Al passo di marcia, vestiti di mimetica, imbracciano un fucile e tengono il passo al suono di fischietti artigianali, hanno dodici anni e tanta voglia di giocare ma sono stati costretti a combattere la guerra civile del Sud Sudan. Nell’area nord-orientale del Paese, per mano di una milizia governativa, sono stati rapiti dalle proprie famiglie centinaia di bambini per essere addestrati come soldati. La notizia che viene rivelata da organizzazioni non governative, non ha potuto fare una stima precisa sui numeri ma la vicenda pare si stia verificando dalla metà di febbraio.

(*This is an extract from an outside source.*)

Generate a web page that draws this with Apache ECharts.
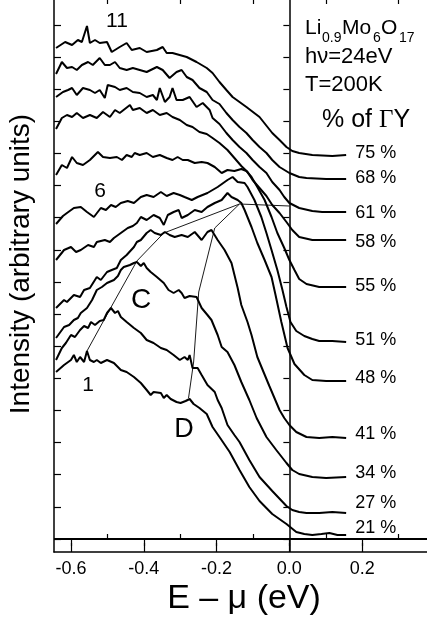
<!DOCTYPE html>
<html><head><meta charset="utf-8">
<script src="https://cdn.jsdelivr.net/npm/echarts@6/dist/echarts.min.js"></script>
<style>html,body{margin:0;padding:0;background:#fff}#c{width:427px;height:626px}</style>
</head><body><div id="c"></div>
<script>
// Energy E - mu (eV), intensity (arbitrary units, offset stack)
const curve21 = [[-0.641,167],[-0.636,169],[-0.619,174],[-0.600,179],[-0.592,184],[-0.584,177],[-0.575,182],[-0.564,177],[-0.556,188],[-0.548,179],[-0.537,177],[-0.529,179],[-0.518,176],[-0.501,179],[-0.482,176],[-0.463,169],[-0.447,167],[-0.427,162],[-0.408,156],[-0.392,149],[-0.381,144],[-0.373,147],[-0.353,146],[-0.345,141],[-0.337,144],[-0.326,140],[-0.310,137],[-0.299,136],[-0.285,138],[-0.274,140],[-0.263,135],[-0.247,131],[-0.227,125],[-0.211,112],[-0.192,102],[-0.164,87],[-0.137,69],[-0.110,52],[-0.082,38],[-0.047,25],[-0.008,15],[0.019,7],[0.041,5],[0.063,4],[0.088,5],[0.110,6],[0.132,4],[0.156,4]];
const curve27 = [[-0.641,179],[-0.636,181],[-0.625,191],[-0.614,196],[-0.600,204],[-0.589,202],[-0.575,209],[-0.564,213],[-0.553,211],[-0.545,217],[-0.534,214],[-0.521,218],[-0.510,219],[-0.501,226],[-0.490,231],[-0.479,226],[-0.471,228],[-0.463,222],[-0.447,217],[-0.427,211],[-0.408,206],[-0.392,199],[-0.373,196],[-0.353,191],[-0.337,189],[-0.318,184],[-0.301,179],[-0.288,182],[-0.279,179],[-0.274,184],[-0.266,171],[-0.252,171],[-0.241,164],[-0.225,154],[-0.205,147],[-0.197,139],[-0.186,131],[-0.170,114],[-0.151,104],[-0.137,97],[-0.110,79],[-0.082,62],[-0.047,48],[-0.008,33],[0.008,29],[0.027,27],[0.047,26],[0.082,26],[0.118,27],[0.156,26]];
const curve34 = [[-0.641,201],[-0.636,202],[-0.619,212],[-0.605,214],[-0.592,219],[-0.581,221],[-0.573,226],[-0.556,231],[-0.542,239],[-0.529,249],[-0.515,252],[-0.501,256],[-0.482,259],[-0.471,263],[-0.463,269],[-0.455,272],[-0.438,274],[-0.427,276],[-0.419,277],[-0.408,273],[-0.400,276],[-0.392,271],[-0.381,267],[-0.364,262],[-0.345,256],[-0.332,249],[-0.318,246],[-0.304,249],[-0.296,246],[-0.288,241],[-0.274,243],[-0.255,242],[-0.241,231],[-0.225,224],[-0.214,219],[-0.197,204],[-0.186,192],[-0.170,187],[-0.151,174],[-0.132,157],[-0.110,139],[-0.090,121],[-0.063,102],[-0.036,89],[-0.008,76],[0.008,69],[0.027,65],[0.063,62],[0.101,61],[0.156,62]];
const curve41 = [[-0.641,231],[-0.636,232],[-0.619,239],[-0.611,237],[-0.592,244],[-0.575,242],[-0.564,249],[-0.548,251],[-0.529,262],[-0.518,259],[-0.501,267],[-0.488,269],[-0.474,271],[-0.463,279],[-0.447,284],[-0.427,292],[-0.419,297],[-0.408,299],[-0.392,306],[-0.381,309],[-0.370,306],[-0.353,304],[-0.342,307],[-0.329,304],[-0.315,302],[-0.296,304],[-0.279,302],[-0.260,307],[-0.241,299],[-0.225,307],[-0.214,309],[-0.197,299],[-0.178,289],[-0.159,276],[-0.142,251],[-0.132,234],[-0.115,217],[-0.104,204],[-0.088,182],[-0.071,167],[-0.055,153],[-0.041,141],[-0.027,129],[-0.014,121],[0.000,114],[0.019,107],[0.047,102],[0.082,101],[0.118,102],[0.156,101]];
const curve48 = [[-0.641,279],[-0.636,281],[-0.619,289],[-0.600,292],[-0.586,287],[-0.573,289],[-0.553,294],[-0.537,292],[-0.529,297],[-0.507,299],[-0.493,297],[-0.482,301],[-0.463,306],[-0.444,311],[-0.430,313],[-0.419,316],[-0.408,322],[-0.392,319],[-0.373,324],[-0.356,321],[-0.345,314],[-0.334,324],[-0.318,327],[-0.304,329],[-0.296,321],[-0.279,324],[-0.260,329],[-0.241,327],[-0.225,332],[-0.205,336],[-0.186,339],[-0.170,346],[-0.159,342],[-0.142,339],[-0.132,336],[-0.123,329],[-0.104,312],[-0.088,296],[-0.068,279],[-0.049,262],[-0.038,244],[-0.022,217],[-0.005,191],[0.014,175],[0.041,164],[0.063,159],[0.101,158],[0.156,158]];
const curve51 = [[-0.641,315],[-0.636,317],[-0.622,323],[-0.611,326],[-0.592,331],[-0.573,332],[-0.556,327],[-0.537,322],[-0.518,331],[-0.504,329],[-0.490,334],[-0.477,332],[-0.463,336],[-0.444,338],[-0.427,336],[-0.408,342],[-0.392,344],[-0.373,342],[-0.353,347],[-0.337,343],[-0.318,346],[-0.301,344],[-0.288,342],[-0.268,339],[-0.252,342],[-0.225,346],[-0.197,352],[-0.170,359],[-0.156,362],[-0.142,357],[-0.123,356],[-0.115,352],[-0.096,339],[-0.077,322],[-0.063,306],[-0.049,289],[-0.033,269],[-0.019,249],[-0.008,232],[0.003,217],[0.019,208],[0.041,203],[0.063,200],[0.082,198],[0.118,198],[0.156,197]];
const curve55 = [[-0.641,364],[-0.636,366],[-0.625,374],[-0.611,371],[-0.597,382],[-0.584,376],[-0.567,374],[-0.548,379],[-0.526,387],[-0.512,382],[-0.493,381],[-0.474,382],[-0.460,379],[-0.447,384],[-0.433,382],[-0.425,386],[-0.411,384],[-0.392,386],[-0.375,382],[-0.356,384],[-0.337,381],[-0.321,379],[-0.307,382],[-0.293,379],[-0.279,379],[-0.260,376],[-0.241,377],[-0.225,376],[-0.205,372],[-0.186,366],[-0.170,369],[-0.151,368],[-0.132,370],[-0.118,368],[-0.104,362],[-0.088,352],[-0.068,339],[-0.049,322],[-0.033,306],[-0.014,291],[0.000,279],[0.014,269],[0.027,260],[0.047,255],[0.082,252],[0.118,252],[0.156,252]];
const curve58 = [[-0.641,410],[-0.636,412],[-0.625,421],[-0.611,424],[-0.597,422],[-0.584,426],[-0.567,421],[-0.548,424],[-0.529,421],[-0.512,427],[-0.493,422],[-0.479,429],[-0.466,426],[-0.452,430],[-0.438,434],[-0.430,429],[-0.411,431],[-0.392,426],[-0.375,429],[-0.356,424],[-0.337,426],[-0.321,422],[-0.301,419],[-0.282,414],[-0.266,412],[-0.247,407],[-0.227,405],[-0.211,401],[-0.192,396],[-0.170,389],[-0.151,381],[-0.132,373],[-0.115,367],[-0.101,359],[-0.082,351],[-0.063,343],[-0.047,334],[-0.027,326],[-0.008,317],[0.008,309],[0.027,302],[0.063,299],[0.101,299],[0.156,299]];
const curve61 = [[-0.641,442],[-0.636,444],[-0.622,447],[-0.608,449],[-0.597,451],[-0.584,444],[-0.567,451],[-0.548,449],[-0.534,446],[-0.521,449],[-0.507,441],[-0.499,454],[-0.479,452],[-0.466,449],[-0.447,451],[-0.430,447],[-0.411,446],[-0.392,442],[-0.375,444],[-0.364,439],[-0.356,451],[-0.342,437],[-0.329,442],[-0.321,451],[-0.310,439],[-0.293,439],[-0.274,442],[-0.255,432],[-0.238,436],[-0.219,429],[-0.211,421],[-0.192,415],[-0.173,406],[-0.156,399],[-0.137,392],[-0.118,386],[-0.101,379],[-0.082,372],[-0.063,366],[-0.047,357],[-0.027,349],[-0.014,342],[0.000,336],[0.027,331],[0.063,328],[0.090,327],[0.156,327]];
const curve68 = [[-0.641,465],[-0.636,467],[-0.625,477],[-0.611,471],[-0.597,472],[-0.584,469],[-0.570,474],[-0.553,477],[-0.540,474],[-0.521,481],[-0.507,474],[-0.493,474],[-0.479,477],[-0.466,471],[-0.447,469],[-0.430,471],[-0.411,469],[-0.392,467],[-0.364,472],[-0.348,469],[-0.329,461],[-0.310,467],[-0.296,469],[-0.282,462],[-0.266,459],[-0.247,451],[-0.227,447],[-0.211,439],[-0.192,435],[-0.173,426],[-0.156,419],[-0.137,412],[-0.118,406],[-0.101,399],[-0.082,392],[-0.063,386],[-0.047,379],[-0.027,372],[0.000,366],[0.027,362],[0.047,361],[0.101,360],[0.156,360]];
const curve75 = [[-0.641,491],[-0.636,492],[-0.616,497],[-0.597,494],[-0.581,499],[-0.570,497],[-0.556,513],[-0.548,496],[-0.534,499],[-0.521,496],[-0.501,497],[-0.488,487],[-0.466,492],[-0.447,496],[-0.433,489],[-0.411,491],[-0.392,487],[-0.364,489],[-0.348,492],[-0.337,486],[-0.321,486],[-0.282,482],[-0.255,477],[-0.227,471],[-0.211,466],[-0.192,457],[-0.173,449],[-0.156,442],[-0.137,437],[-0.118,432],[-0.082,422],[-0.047,406],[-0.027,399],[-0.008,392],[0.008,388],[0.027,386],[0.063,384],[0.118,383],[0.156,384]];

// dispersion guide lines through peaks C and D
const peakC = [[-0.556,188],[-0.488,233],[-0.419,278],[-0.345,306],[-0.137,335]];
const peakD = [[-0.277,141],[-0.263,177],[-0.249,247],[-0.205,311],[-0.137,335]];
const peakJoin = [[-0.137,335],[0.000,333]];

const percentLabels = ['21 %','27 %','34 %','41 %','48 %','51 %','55 %','58 %','61 %','68 %','75 %'];
const curves = [curve21,curve27,curve34,curve41,curve48,curve51,curve55,curve58,curve61,curve68,curve75];

const xTickLabels = [-0.6,-0.4,-0.2,0.0,0.2];
const xMinorTicks = [-0.5,-0.3,-0.1,0.1,0.3];
const yTicks = [0,32.1,64.3,96.4,128.5,160.6,192.8,224.9,257,289.1,321.3,353.4,385.5,417.6,449.8,481.9,514];

// ---- styling ----
const FF = '"Liberation Sans", Arial, Helvetica, sans-serif';
const labelDy = [-7,-10,-4,-4,-3,-2,-1,2,1,-1,-2];
const X_MIN = -0.6466, X_MAX = 0.3781;
const tickStyle = {color:'#000', width:1.2};

const xBase = {type:'value', min:X_MIN, max:X_MAX, splitLine:{show:false},
  axisLabel:{show:false}, axisLine:{show:false}};
const yBase = {type:'value', min:-13, max:539, splitLine:{show:false}, axisLabel:{show:false}};

const series = curves.map((d,i)=>({
  type:'line', name:percentLabels[i], data:d, symbol:'none', silent:true,
  lineStyle:{color:'#000', width:2}, z:3,
  endLabel:{show:true, formatter:'{a}', distance:9, color:'#000', fontSize:18,
    fontFamily:FF, offset:[0,labelDy[i]]}
}));
[peakC, peakD, peakJoin].forEach(d=>series.push({
  type:'line', data:d, symbol:'none', silent:true, z:2,
  lineStyle:{color:'#000', width:0.9}
}));
series.push({
  type:'line', data:[], silent:true,
  markLine:{symbol:'none', silent:true, label:{show:false},
    lineStyle:{color:'#000', type:'solid'},
    data:[{xAxis:0, lineStyle:{width:1.5}}, {yAxis:0, lineStyle:{width:2}}]}
});

const txt = (text,x,y,size)=>({type:'text', x, y, silent:true,
  style:{text, font:`${size}px ${FF}`, fill:'#000', align:'left', verticalAlign:'middle',
    textAlign:'left', textVerticalAlign:'middle'}});
const ctxt = (text,x,y,size)=>({type:'text', x, y, silent:true,
  style:{text, font:`${size}px ${FF}`, fill:'#000', align:'center', verticalAlign:'middle',
    textAlign:'center', textVerticalAlign:'middle'}});

const graphic = [
  {type:'text', x:21, y:264, rotation:Math.PI/2, silent:true,
    style:{text:'Intensity (arbitrary units)', font:`28px ${FF}`, fill:'#000',
      align:'center', verticalAlign:'middle', textAlign:'center', textVerticalAlign:'middle'}},
  ctxt('E \u2013 \u03bc (eV)', 244, 599, 34),
  txt('Li', 305, 28, 21), txt('0.9', 322, 38, 14), txt('Mo', 342, 28, 21),
  txt('6', 373, 38, 14), txt('O', 381, 28, 21), txt('17', 399, 38, 14),
  txt('h\u03bd=24eV', 305, 57, 22),
  txt('T=200K', 305, 85, 22),
  {type:'text', x:322, y:120, silent:true,
    style:{text:'{a|% of }{g|\u0393}{a|Y}', fill:'#000', align:'left', verticalAlign:'middle',
      textAlign:'left', textVerticalAlign:'middle',
      rich:{a:{fontSize:25, fontFamily:FF, fill:'#000'},
            g:{fontSize:25, fontFamily:'"Liberation Serif", serif', fill:'#000'}}}},
  ctxt('11', 117, 21, 21),
  ctxt('6', 100, 191, 21),
  ctxt('1', 88, 385, 21),
  ctxt('C', 141, 300, 28),
  ctxt('D', 184, 430, 27)
];

const chart = echarts.init(document.getElementById('c'), null, {renderer:'canvas'});
chart.setOption({
  animation:false,
  backgroundColor:'#fff',
  grid:{left:54, top:0, width:374, height:552, containLabel:false},
  xAxis:[
    Object.assign({}, xBase, {position:'bottom',
      axisLine:{show:true, onZero:false, lineStyle:{color:'#000', width:1.5}},
      axisTick:{show:true, inside:true, length:9, customValues:xTickLabels, lineStyle:tickStyle},
      axisLabel:{show:true, customValues:xTickLabels, formatter:v=>Number(v).toFixed(1),
        color:'#000', fontSize:18, fontFamily:FF, margin:8}}),
    Object.assign({}, xBase, {position:'bottom',
      axisTick:{show:true, inside:true, length:5, customValues:xMinorTicks, lineStyle:tickStyle}}),
    Object.assign({}, xBase, {position:'top',
      axisTick:{show:true, inside:true, length:7, customValues:xTickLabels, lineStyle:tickStyle}}),
    Object.assign({}, xBase, {position:'top',
      axisTick:{show:true, inside:true, length:4, customValues:xMinorTicks, lineStyle:tickStyle}})
  ],
  yAxis:[
    Object.assign({}, yBase, {position:'left',
      axisLine:{show:true, onZero:false, lineStyle:{color:'#000', width:1.5}},
      axisTick:{show:true, inside:true, length:7, customValues:yTicks, lineStyle:tickStyle}}),
    Object.assign({}, yBase, {position:'right', axisLine:{show:false},
      axisTick:{show:true, inside:true, length:6, customValues:yTicks, lineStyle:tickStyle}})
  ],
  series,
  graphic
});
</script></body></html>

Le fonti locali riferiscono che nell’ultimo mese i ragazzini attorno ai 12 anni trovati in casa vengono sottratti con la forza dalla famiglia da gruppi armati della Shilluk Militia, sotto il controllo di Johnson Oloni, incaricati di arruolarli come bambini-soldato. In Sud Sudan si combatte da mesi una guerra civile tra i sudditi del presidente Salva Kiir contro i ribelli legati all’ex vice presidente Riek Machar. Lo Stato porta sulle proprie spalle circa mezzo secolo di diatribe e scontri tra etnie e solo recentemente ha conquistato la propria indipendenza e con un grado di civiltà ancora molto arretrato che causa un tasso di mortalità alto, quello infantile supera il 75 per cento.
La sottrazione dei bambini, oltre che per la gravità che costituisce non tenere conto dei diritti dei minori e costringerli all’uso della violenza e della armi, si ripercuote anche sulle comunità che non hanno futuro se non possono avere garanzia di continuità generazionale come dichiara Jonathan Veitch, responsabile di Unicef in Sud Sudan: “Il reclutamento e l’impiego di bambini da parte delle forze armate distrugge le famiglie e le comunità che non hanno nessuno con cui far proseguire la loro sopravvivenza.” Dello stesso avviso anche altre associazioni umanitarie che ritengono responsabili di questi rapimenti, in crescente e preoccupante aumento, entrambi le parti in lotta.